1 Kings 1:1-4 . ABISHAG CHERISHES DAVID IN HIS EXTREME AGE.
28-31. Then king David answered and said, Call me Bath-sheba--He renews to her the solemn pledge he had given, in terms of solemnity and impressiveness which show that the aged monarch had roused himself to the duty the emergency called for.
1 Kings 1:32-49 . SOLOMON, BY DAVID'S APPOINTMENT, IS ANOINTED KING.
33. cause Solomon my son to ride upon mine own mule--Directions were forthwith given for the immediate coronation of Solomon. A procession was to be formed by the "servants of their lord"--that is, the king's bodyguard. Mules were then used by all the princes ( 2 Samuel 13:29 ); but there was a state mule of which all subjects were forbidden, under pain of death, to make use, without special permission; so that its being granted to Solomon was a public declaration in his favor as the future
bring him down to Gihon--a pool or fountain on the west of Jerusalem chosen as equally public for the counter proclamation.
35. Then ye shall come up after him, that he may come and sit upon my throne--The public recognition of the successor to the throne, during the old king's lifetime, is accordant with the customs of the East.
39. an horn of oil out of the tabernacle--It was the sacred oil ( Exodus 30:25 ) with which the kings were anointed.
40. all the people came up after him--that is, from the valley to the citadel of Zion.
41-49. Adonijah and all the guests that were with him heard it as they had made an end of eating--The loud shouts raised by the populace at the joyous proclamation at Gihon, and echoed by assembled thousands, from Zion to En-rogel, were easily heard at that distance by Adonijah and his confederates. The arrival of a trusty messenger, who gave a full detail of the coronation ceremony ( 1 Kings 1:43-48 ), spread dismay in their camp. The wicked and ambitious plot they had assembled to execute was dissipated, and every one of the conspirators consulted his safety by flight.
1 Kings 1:50-53 . ADONIJAH, FLEEING TO THE HORNS OF THE ALTAR, IS DISMISSED BY SOLOMON.

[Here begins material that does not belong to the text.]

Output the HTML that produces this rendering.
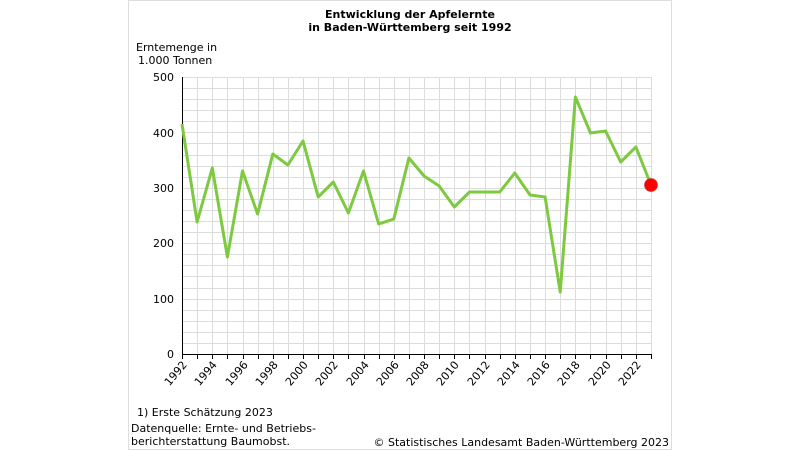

50-53. Adonijah . . . went, and caught hold on the horns of the altar--most probably the altar of burnt offering which had been erected on Mount Zion, where Abiathar, one of his partisans, presided as high priest. The horns or projections at the four corners of the altar, to which the sacrifices were bound, and which were tipped with the blood of the victim, were symbols of grace and salvation to the sinner. Hence the altar was regarded as a sanctuary ( Exodus 21:14 ), but not to murderers, rebels, or deliberate perpetrators. Adonijah, having acted in opposition to the will of the reigning king, was guilty of rebellion, and stood self-condemned. Solomon spared his life on the express condition of his good behavior--living in strict privacy, leading a quiet, peaceable life, and meddling with the affairs of neither the court nor the kingdom.
53. they brought him down from the altar--from the ledge around the altar on which he was standing.
he bowed himself--that is, did homage to Solomon as king.